I need to tally up my totals so far from the two sets. Don't get too excited (even though I am!), we're talking single-digit progress here towards set completion - but I am happy to finally kind of make a commitment. I expect it to take decades, but now that what I do have is paged and in a binder, I feel content from a collecting (OCD) aspect.  My favorite are the pages with as many as three cards on them - looking strong!

I am stoked to shore up the vintage collection just a little bit more with these two lots. I'll also try and get a NEEDS list started on my "Sets" tab in case anybody wants to start swapping.
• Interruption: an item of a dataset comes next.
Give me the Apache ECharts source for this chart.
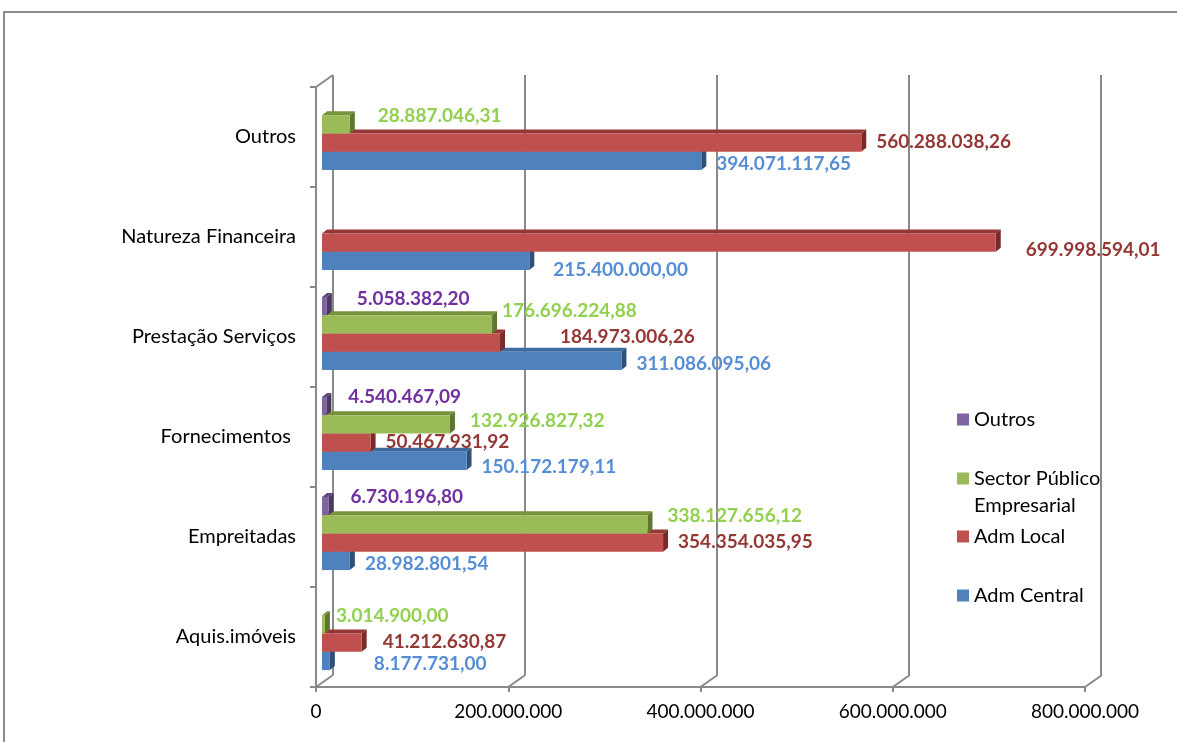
<!DOCTYPE html>
<html>
<head>
<meta charset="utf-8">
<script src="https://cdn.jsdelivr.net/npm/echarts@6/dist/echarts.min.js"></script>
<style>
  html, body { margin: 0; padding: 0; background: #ffffff; }
  #chart { width: 1177px; height: 742px; }
</style>
</head>
<body>
<div id="chart"></div>
<script>
// Categories, top to bottom
const categories = ['Outros', 'Natureza Financeira', 'Prestação Serviços', 'Fornecimentos ', 'Empreitadas', 'Aquis.imóveis'];

// Series values (euros), one entry per category
const admCentral    = [394071117.65, 215400000.00, 311086095.06, 150172179.11, 28982801.54, 8177731.00];
const admLocal      = [560288038.26, 699998594.01, 184973006.26, 50467931.92, 354354035.95, 41212630.87];
const sectorPublico = [28887046.31, null, 176696224.88, 132926827.32, 338127656.12, 3014900.00];
const outrosEnt     = [null, null, 5058382.20, 4540467.09, 6730196.80, null];

const seriesNames = ['Adm Central', 'Adm Local', 'Sector Público Empresarial', 'Outros'];
const seriesValues = [admCentral, admLocal, sectorPublico, outrosEnt];

// Value axis ticks
const axisTicks = [0, 200000000, 400000000, 600000000, 800000000];

// Look of each series: front face, top face, side face, label colour,
// position of the bar inside its category (0 = top), label gap and lift
const looks = [
  { face: '#4F81BD', top: '#3F6A9E', side: '#2F5079', label: '#558ED5', slot: 3, gap: 15, dy: 2.5 },
  { face: '#C0504D', top: '#953735', side: '#7A2B29', label: '#953735', slot: 2, gap: 15, dy: -1 },
  { face: '#9BBB59', top: '#77933C', side: '#5E7630', label: '#92D050', slot: 1, gap: 20, dy: -8 },
  { face: '#8064A2', top: '#5F497A', side: '#4A3961', label: '#7030A0', slot: 0, gap: 22, dy: -9.5 }
];

// Individual label nudges [dx, dy], keyed by category index and series index
const labelNudge = {
  '0-2': [8, 0],
  '1-1': [15, 8], '1-0': [9, 6.5],
  '2-3': [8, 2], '2-2': [-10, -5], '2-1': [45, -5],
  '3-2': [0, 5], '3-0': [0, 3],
  '5-2': [-9, 0], '5-1': [6, 0], '5-0': [29, 0]
};

// Three planes of the pseudo-3D frame: front, bars (middle) and back wall
const W = 1177, H = 742;
const frontPlane = { left: 316, right: W - 1085, top: 87, bottom: H - 687 };
const barPlane   = { left: 322, right: W - 1092, top: 83.5, bottom: H - 683.5 };
const backPlane  = { left: 333, right: W - 1101, top: 75, bottom: H - 675 };
const depthX = backPlane.left - frontPlane.left;
const depthY = frontPlane.top - backPlane.top;

const frameColor = '#8a8a8a';
const font = 'Lato, "Open Sans", sans-serif';

function ptNumber(v, dec) {
  const s = Number(v).toFixed(dec);
  const parts = s.split('.');
  const ip = parts[0].replace(/\B(?=(\d{3})+(?!\d))/g, '.');
  return parts[1] ? ip + ',' + parts[1] : ip;
}

function valueAxis(idx, extra) {
  return Object.assign({
    type: 'value', gridIndex: idx, min: 0, max: 800000000, interval: 200000000,
    axisLine: { show: false }, axisTick: { show: false }, axisLabel: { show: false },
    splitLine: { show: false }
  }, extra || {});
}
function catAxis(idx, extra) {
  return Object.assign({
    type: 'category', gridIndex: idx, data: categories, inverse: true,
    axisLine: { show: false }, axisTick: { show: false }, axisLabel: { show: false },
    splitLine: { show: false }
  }, extra || {});
}

const D = 5, E = 4; // bar depth in pixels

const barSeries = seriesValues.map(function (vals, si) {
  const lk = looks[si];
  return {
    type: 'custom',
    name: seriesNames[si],
    xAxisIndex: 0, yAxisIndex: 0,
    itemStyle: { color: lk.face },
    encode: { x: 0, y: 1 },
    data: vals.map(function (v, ci) { return [v, ci]; }),
    renderItem: function (params, api) {
      const v = api.value(0);
      const ci = api.value(1);
      if (v == null || isNaN(v)) return null;
      const c0 = api.coord([0, ci]);
      const c1 = api.coord([v, ci]);
      const band = api.size([0, 1])[1];
      const h = band * 0.183;
      const y0 = c0[1] - 2 * h + lk.slot * h;
      const x0 = c0[0], x1 = c1[0];
      const nudge = labelNudge[ci + '-' + si] || [0, 0];
      const base = 10 + (3 - lk.slot) * 3;
      return {
        type: 'group',
        children: [
          { type: 'polygon', z2: base,
            shape: { points: [[x0, y0], [x0 + D, y0 - E], [x1 + D, y0 - E], [x1, y0]] },
            style: { fill: lk.top } },
          { type: 'polygon', z2: base + 1,
            shape: { points: [[x1, y0], [x1 + D, y0 - E], [x1 + D, y0 + h - E], [x1, y0 + h]] },
            style: { fill: lk.side } },
          { type: 'rect', z2: base + 2,
            shape: { x: x0, y: y0, width: x1 - x0, height: h },
            style: { fill: lk.face } },
          { type: 'text', z2: 100,
            style: {
              text: ptNumber(v, 2),
              x: x1 + lk.gap + nudge[0],
              y: y0 + h / 2 + lk.dy + nudge[1],
              fill: lk.label,
              fontFamily: font, fontSize: 19, fontWeight: 'bold',
              align: 'left', verticalAlign: 'middle'
            } }
        ]
      };
    }
  };
});

// Diagonal edges joining the front axis to the back wall
const frameSeries = {
  type: 'custom',
  name: 'frame',
  xAxisIndex: 2, yAxisIndex: 2,
  silent: true,
  encode: { x: 0, y: 1 },
  data: axisTicks.map(function (t) { return [t, 0]; }),
  renderItem: function (params, api) {
    const cs = params.coordSys;
    const x = api.coord([api.value(0), 0])[0];
    const yb = cs.y + cs.height;
    const st = { stroke: frameColor, lineWidth: 2, fill: null };
    const kids = [{ type: 'line', shape: { x1: x, y1: yb, x2: x + depthX, y2: yb - depthY }, style: st }];
    if (params.dataIndex === 0) {
      kids.push({ type: 'line', shape: { x1: x, y1: cs.y, x2: x + depthX, y2: cs.y - depthY }, style: st });
    }
    return { type: 'group', children: kids };
  }
};

const legendBase = {
  left: 957, orient: 'vertical', padding: 0, itemGap: 0,
  itemWidth: 12, itemHeight: 12, icon: 'rect', selectedMode: false,
  textStyle: { fontFamily: font, fontSize: 20, color: '#000', lineHeight: 27 }
};

const option = {
  animation: false,
  backgroundColor: '#ffffff',
  grid: [
    Object.assign({ containLabel: false }, barPlane),
    Object.assign({ containLabel: false }, backPlane),
    Object.assign({ containLabel: false }, frontPlane)
  ],
  xAxis: [
    valueAxis(0),
    valueAxis(1, { splitLine: { show: true, lineStyle: { color: frameColor, width: 2 } } }),
    valueAxis(2, {
      axisLine: { show: true, onZero: false, lineStyle: { color: frameColor, width: 2 } },
      axisTick: { show: true, length: 5, lineStyle: { color: frameColor, width: 2 } },
      axisLabel: { show: true, margin: 15, color: '#000', fontFamily: font, fontSize: 19,
        formatter: function (v) { return ptNumber(v, 0); } }
    })
  ],
  yAxis: [
    catAxis(0),
    catAxis(1),
    catAxis(2, {
      axisLine: { show: true, onZero: false, lineStyle: { color: frameColor, width: 2 } },
      axisTick: { show: true, length: 6, lineStyle: { color: frameColor, width: 2 } },
      axisLabel: { show: true, margin: 20, color: '#000', fontFamily: font, fontSize: 20 }
    })
  ],
  legend: [
    Object.assign({}, legendBase, { data: ['Outros'], top: 406 }),
    Object.assign({}, legendBase, { data: ['Sector Público Empresarial'], top: 438,
      formatter: function () { return '\nSector Público\nEmpresarial'; } }),
    Object.assign({}, legendBase, { data: ['Adm Local'], top: 523 }),
    Object.assign({}, legendBase, { data: ['Adm Central'], top: 582 })
  ],
  // Chart area border (its right and bottom edges fall outside the page)
  graphic: [{
    type: 'polyline', silent: true, z: -1,
    shape: { points: [[4, 800], [4, 12], [1300, 12]] },
    style: { fill: null, stroke: '#8c8c8c', lineWidth: 2 }
  }],
  series: [frameSeries].concat(barSeries)
};

const chart = echarts.init(document.getElementById('chart'), null, { renderer: 'canvas' });
chart.setOption(option);
</script>
</body>
</html>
Actually, may be more logical to just list the few dozen cards that I actually have vice the hundreds that I don't...

Yeah, that's what I'll do.
Thanks for reading!



  1. Looks like a great pickup! You could do worse than Billy Martin dupes!

  2. I never believed this "Card #1 gets the rubberband damage" theory.

    What kid was wrapping his entire set of cards (up to 500+ cards) in ONE stack?

    I remember using rubberbands, but each team had their own banded stack.